• _WRITTEN INSTRUCTION_: Set the listing down unchanged, minus every embedded image.

• _AVAILABLE DATA_:
## START

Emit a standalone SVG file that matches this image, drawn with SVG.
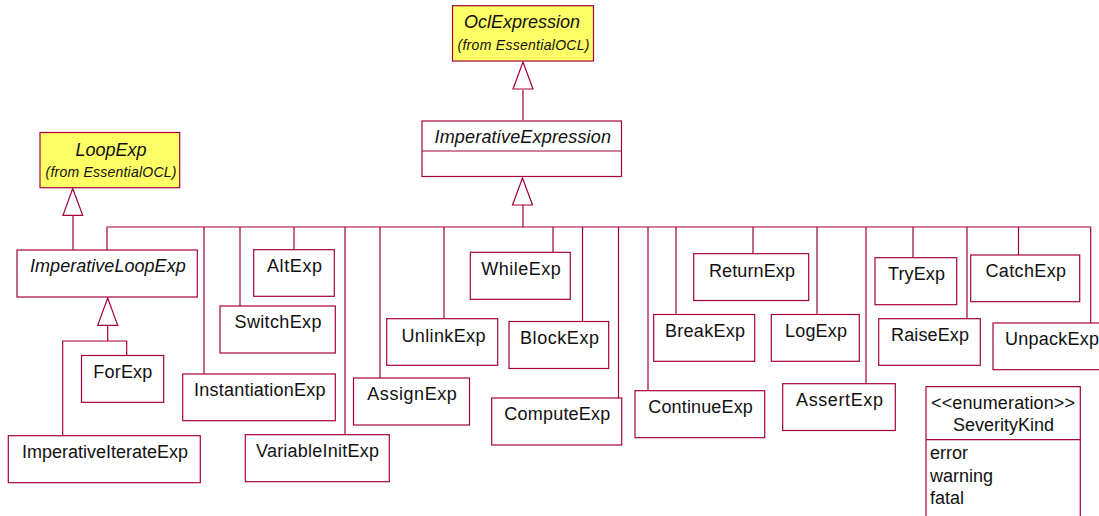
<svg xmlns="http://www.w3.org/2000/svg" width="1099" height="516" viewBox="0 0 1099 516">
<style>
.b{fill:#fff;stroke:#a5003f;stroke-width:1.2}
.y{fill:#ffff66;stroke:#a5003f;stroke-width:1.2}
.c{fill:none;stroke:#a5003f;stroke-width:1.2}
.h{fill:#fff;stroke:#a5003f;stroke-width:1.2}
text{font-family:"Liberation Sans",Arial,sans-serif;font-size:18px;fill:#111}
.i{font-style:italic}
.s{font-size:14px;font-style:italic}
</style>
<rect width="1099" height="516" fill="#fff"/>
<g id="connectors">
<path class="c" d="M523 120V90M73 250V215M523 227V205M107 250V227H1090.700V323M204 227V374M240 227V306M294 227V250M345 227V434.500M380 227V378M444 227V319M553 227V252M582.500 227V321M618.500 227V398M648 227V391M676 227V314.500M753 227V254M817 227V314.500M866 227V384M913 227V257.500M967 227V319M1018.500 227V255M107.700 326V341M62.700 435.500V341H126.700V355.500"/>
<path class="h" d="M523 62L533 89H513Z"/>
<path class="h" d="M522.500 178L532.500 205H512.500Z"/>
<path class="h" d="M72.700 188.500L82.700 215.300H63Z"/>
<path class="h" d="M107.700 298L117.700 325.300H97.700Z"/>
</g>
<g id="OclExpression"><rect class="y" x="452.500" y="5.700" width="141" height="55.300"/><text class="i" x="464" y="28">OclExpression</text><text class="s" x="457.500" y="49.500" textLength="132" lengthAdjust="spacing">(from EssentialOCL)</text></g>
<g id="LoopExp"><rect class="y" x="40" y="132.500" width="139.700" height="55.200"/><text class="i" x="75.500" y="155.500">LoopExp</text><text class="s" x="45.500" y="176.700" textLength="131" lengthAdjust="spacing">(from EssentialOCL)</text></g>
<g id="ImperativeExpression"><rect class="b" x="422" y="121" width="199.500" height="55.500"/><path class="c" d="M422 151H621.500"/><text class="i" x="434.500" y="143" textLength="176.500" lengthAdjust="spacing">ImperativeExpression</text></g>
<g id="ImperativeLoopExp"><rect class="b" x="17" y="250" width="180.300" height="47"/><text class="i" x="30" y="272.300" textLength="155.700" lengthAdjust="spacing">ImperativeLoopExp</text></g>
<g id="AltExp"><rect class="b" x="253.700" y="249.700" width="80.600" height="46.600"/><text x="267" y="272" textLength="55" lengthAdjust="spacing">AltExp</text></g>
<g id="SwitchExp"><rect class="b" x="220" y="306" width="115.300" height="47"/><text x="234.500" y="328" textLength="87" lengthAdjust="spacing">SwitchExp</text></g>
<g id="InstantiationExp"><rect class="b" x="182.700" y="374" width="152.600" height="46.700"/><text x="194" y="396" textLength="131.500" lengthAdjust="spacing">InstantiationExp</text></g>
<g id="ForExp"><rect class="b" x="81.500" y="355.500" width="82.200" height="46.800"/><text x="93.300" y="378.300" textLength="59" lengthAdjust="spacing">ForExp</text></g>
<g id="ImperativeIterateExp"><rect class="b" x="8.300" y="435.700" width="192" height="47"/><text x="22" y="458" textLength="166" lengthAdjust="spacing">ImperativeIterateExp</text></g>
<g id="VariableInitExp"><rect class="b" x="245.300" y="434.700" width="144" height="47"/><text x="256" y="457.300" textLength="123" lengthAdjust="spacing">VariableInitExp</text></g>
<g id="AssignExp"><rect class="b" x="353.500" y="378" width="116" height="47"/><text x="367.300" y="400" textLength="89.500" lengthAdjust="spacing">AssignExp</text></g>
<g id="UnlinkExp"><rect class="b" x="386.700" y="318.700" width="111" height="46.600"/><text x="401.500" y="341.500" textLength="84" lengthAdjust="spacing">UnlinkExp</text></g>
<g id="WhileExp"><rect class="b" x="470.300" y="252.300" width="100" height="47"/><text x="481.300" y="275" textLength="79.500" lengthAdjust="spacing">WhileExp</text></g>
<g id="BlockExp"><rect class="b" x="509" y="321.500" width="99.700" height="47"/><text x="520" y="344" textLength="79" lengthAdjust="spacing">BlockExp</text></g>
<g id="ComputeExp"><rect class="b" x="491.700" y="398" width="130" height="47"/><text x="504.300" y="420" textLength="106" lengthAdjust="spacing">ComputeExp</text></g>
<g id="BreakExp"><rect class="b" x="653.700" y="314.500" width="101" height="46.800"/><text x="665" y="337.300" textLength="80" lengthAdjust="spacing">BreakExp</text></g>
<g id="ContinueExp"><rect class="b" x="635" y="390.700" width="129.700" height="47"/><text x="648.300" y="413.300" textLength="104.500" lengthAdjust="spacing">ContinueExp</text></g>
<g id="ReturnExp"><rect class="b" x="693.700" y="253.700" width="115" height="46.800"/><text x="709" y="276.700" textLength="86" lengthAdjust="spacing">ReturnExp</text></g>
<g id="LogExp"><rect class="b" x="771.300" y="314.500" width="88" height="46.800"/><text x="785" y="337.300" textLength="62" lengthAdjust="spacing">LogExp</text></g>
<g id="AssertExp"><rect class="b" x="782.700" y="383.700" width="112.600" height="46.800"/><text x="796" y="406" textLength="87" lengthAdjust="spacing">AssertExp</text></g>
<g id="TryExp"><rect class="b" x="875" y="257.700" width="81.700" height="47"/><text x="888" y="280" textLength="57" lengthAdjust="spacing">TryExp</text></g>
<g id="RaiseExp"><rect class="b" x="878.700" y="318.700" width="101.600" height="46.600"/><text x="891" y="341" textLength="78" lengthAdjust="spacing">RaiseExp</text></g>
<g id="CatchExp"><rect class="b" x="970.700" y="255" width="109" height="46.700"/><text x="985.500" y="277.300" textLength="80.500" lengthAdjust="spacing">CatchExp</text></g>
<g id="UnpackExp"><rect class="b" x="993" y="323" width="112" height="46.700"/><text x="1005" y="345" textLength="94" lengthAdjust="spacing">UnpackExp</text></g>
<g id="SeverityKind"><path class="b" d="M926 518V386.700H1080.300V518"/><path class="c" d="M926 439.700H1080.300"/><text x="931" y="409" textLength="144" lengthAdjust="spacing">&lt;&lt;enumeration&gt;&gt;</text><text x="953" y="431">SeverityKind</text><text x="930" y="459">error</text><text x="930" y="481.500">warning</text><text x="930" y="504">fatal</text></g>
</svg>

## END

• _ANSWER TO THIS PROBLEM_:
Emit a standalone SVG file that matches this image, drawn with SVG.
<svg xmlns="http://www.w3.org/2000/svg" width="1099" height="516" viewBox="0 0 1099 516">
<style>
.b{fill:#fff;stroke:#a5003f;stroke-width:1.2}
.y{fill:#ffff66;stroke:#a5003f;stroke-width:1.2}
.c{fill:none;stroke:#a5003f;stroke-width:1.2}
.h{fill:#fff;stroke:#a5003f;stroke-width:1.2}
text{font-family:"Liberation Sans",Arial,sans-serif;font-size:18px;fill:#111}
.i{font-style:italic}
.s{font-size:14px;font-style:italic}
</style>
<rect width="1099" height="516" fill="#fff"/>
<g id="connectors">
<path class="c" d="M523 120V90M73 250V215M523 227V205M107 250V227H1090.700V323M204 227V374M240 227V306M294 227V250M345 227V434.500M380 227V378M444 227V319M553 227V252M582.500 227V321M618.500 227V398M648 227V391M676 227V314.500M753 227V254M817 227V314.500M866 227V384M913 227V257.500M967 227V319M1018.500 227V255M107.700 326V341M62.700 435.500V341H126.700V355.500"/>
<path class="h" d="M523 62L533 89H513Z"/>
<path class="h" d="M522.500 178L532.500 205H512.500Z"/>
<path class="h" d="M72.700 188.500L82.700 215.300H63Z"/>
<path class="h" d="M107.700 298L117.700 325.300H97.700Z"/>
</g>
<g id="OclExpression"><rect class="y" x="452.500" y="5.700" width="141" height="55.300"/><text class="i" x="464" y="28">OclExpression</text><text class="s" x="457.500" y="49.500" textLength="132" lengthAdjust="spacing">(from EssentialOCL)</text></g>
<g id="LoopExp"><rect class="y" x="40" y="132.500" width="139.700" height="55.200"/><text class="i" x="75.500" y="155.500">LoopExp</text><text class="s" x="45.500" y="176.700" textLength="131" lengthAdjust="spacing">(from EssentialOCL)</text></g>
<g id="ImperativeExpression"><rect class="b" x="422" y="121" width="199.500" height="55.500"/><path class="c" d="M422 151H621.500"/><text class="i" x="434.500" y="143" textLength="176.500" lengthAdjust="spacing">ImperativeExpression</text></g>
<g id="ImperativeLoopExp"><rect class="b" x="17" y="250" width="180.300" height="47"/><text class="i" x="30" y="272.300" textLength="155.700" lengthAdjust="spacing">ImperativeLoopExp</text></g>
<g id="AltExp"><rect class="b" x="253.700" y="249.700" width="80.600" height="46.600"/><text x="267" y="272" textLength="55" lengthAdjust="spacing">AltExp</text></g>
<g id="SwitchExp"><rect class="b" x="220" y="306" width="115.300" height="47"/><text x="234.500" y="328" textLength="87" lengthAdjust="spacing">SwitchExp</text></g>
<g id="InstantiationExp"><rect class="b" x="182.700" y="374" width="152.600" height="46.700"/><text x="194" y="396" textLength="131.500" lengthAdjust="spacing">InstantiationExp</text></g>
<g id="ForExp"><rect class="b" x="81.500" y="355.500" width="82.200" height="46.800"/><text x="93.300" y="378.300" textLength="59" lengthAdjust="spacing">ForExp</text></g>
<g id="ImperativeIterateExp"><rect class="b" x="8.300" y="435.700" width="192" height="47"/><text x="22" y="458" textLength="166" lengthAdjust="spacing">ImperativeIterateExp</text></g>
<g id="VariableInitExp"><rect class="b" x="245.300" y="434.700" width="144" height="47"/><text x="256" y="457.300" textLength="123" lengthAdjust="spacing">VariableInitExp</text></g>
<g id="AssignExp"><rect class="b" x="353.500" y="378" width="116" height="47"/><text x="367.300" y="400" textLength="89.500" lengthAdjust="spacing">AssignExp</text></g>
<g id="UnlinkExp"><rect class="b" x="386.700" y="318.700" width="111" height="46.600"/><text x="401.500" y="341.500" textLength="84" lengthAdjust="spacing">UnlinkExp</text></g>
<g id="WhileExp"><rect class="b" x="470.300" y="252.300" width="100" height="47"/><text x="481.300" y="275" textLength="79.500" lengthAdjust="spacing">WhileExp</text></g>
<g id="BlockExp"><rect class="b" x="509" y="321.500" width="99.700" height="47"/><text x="520" y="344" textLength="79" lengthAdjust="spacing">BlockExp</text></g>
<g id="ComputeExp"><rect class="b" x="491.700" y="398" width="130" height="47"/><text x="504.300" y="420" textLength="106" lengthAdjust="spacing">ComputeExp</text></g>
<g id="BreakExp"><rect class="b" x="653.700" y="314.500" width="101" height="46.800"/><text x="665" y="337.300" textLength="80" lengthAdjust="spacing">BreakExp</text></g>
<g id="ContinueExp"><rect class="b" x="635" y="390.700" width="129.700" height="47"/><text x="648.300" y="413.300" textLength="104.500" lengthAdjust="spacing">ContinueExp</text></g>
<g id="ReturnExp"><rect class="b" x="693.700" y="253.700" width="115" height="46.800"/><text x="709" y="276.700" textLength="86" lengthAdjust="spacing">ReturnExp</text></g>
<g id="LogExp"><rect class="b" x="771.300" y="314.500" width="88" height="46.800"/><text x="785" y="337.300" textLength="62" lengthAdjust="spacing">LogExp</text></g>
<g id="AssertExp"><rect class="b" x="782.700" y="383.700" width="112.600" height="46.800"/><text x="796" y="406" textLength="87" lengthAdjust="spacing">AssertExp</text></g>
<g id="TryExp"><rect class="b" x="875" y="257.700" width="81.700" height="47"/><text x="888" y="280" textLength="57" lengthAdjust="spacing">TryExp</text></g>
<g id="RaiseExp"><rect class="b" x="878.700" y="318.700" width="101.600" height="46.600"/><text x="891" y="341" textLength="78" lengthAdjust="spacing">RaiseExp</text></g>
<g id="CatchExp"><rect class="b" x="970.700" y="255" width="109" height="46.700"/><text x="985.500" y="277.300" textLength="80.500" lengthAdjust="spacing">CatchExp</text></g>
<g id="UnpackExp"><rect class="b" x="993" y="323" width="112" height="46.700"/><text x="1005" y="345" textLength="94" lengthAdjust="spacing">UnpackExp</text></g>
<g id="SeverityKind"><path class="b" d="M926 518V386.700H1080.300V518"/><path class="c" d="M926 439.700H1080.300"/><text x="931" y="409" textLength="144" lengthAdjust="spacing">&lt;&lt;enumeration&gt;&gt;</text><text x="953" y="431">SeverityKind</text><text x="930" y="459">error</text><text x="930" y="481.500">warning</text><text x="930" y="504">fatal</text></g>
</svg>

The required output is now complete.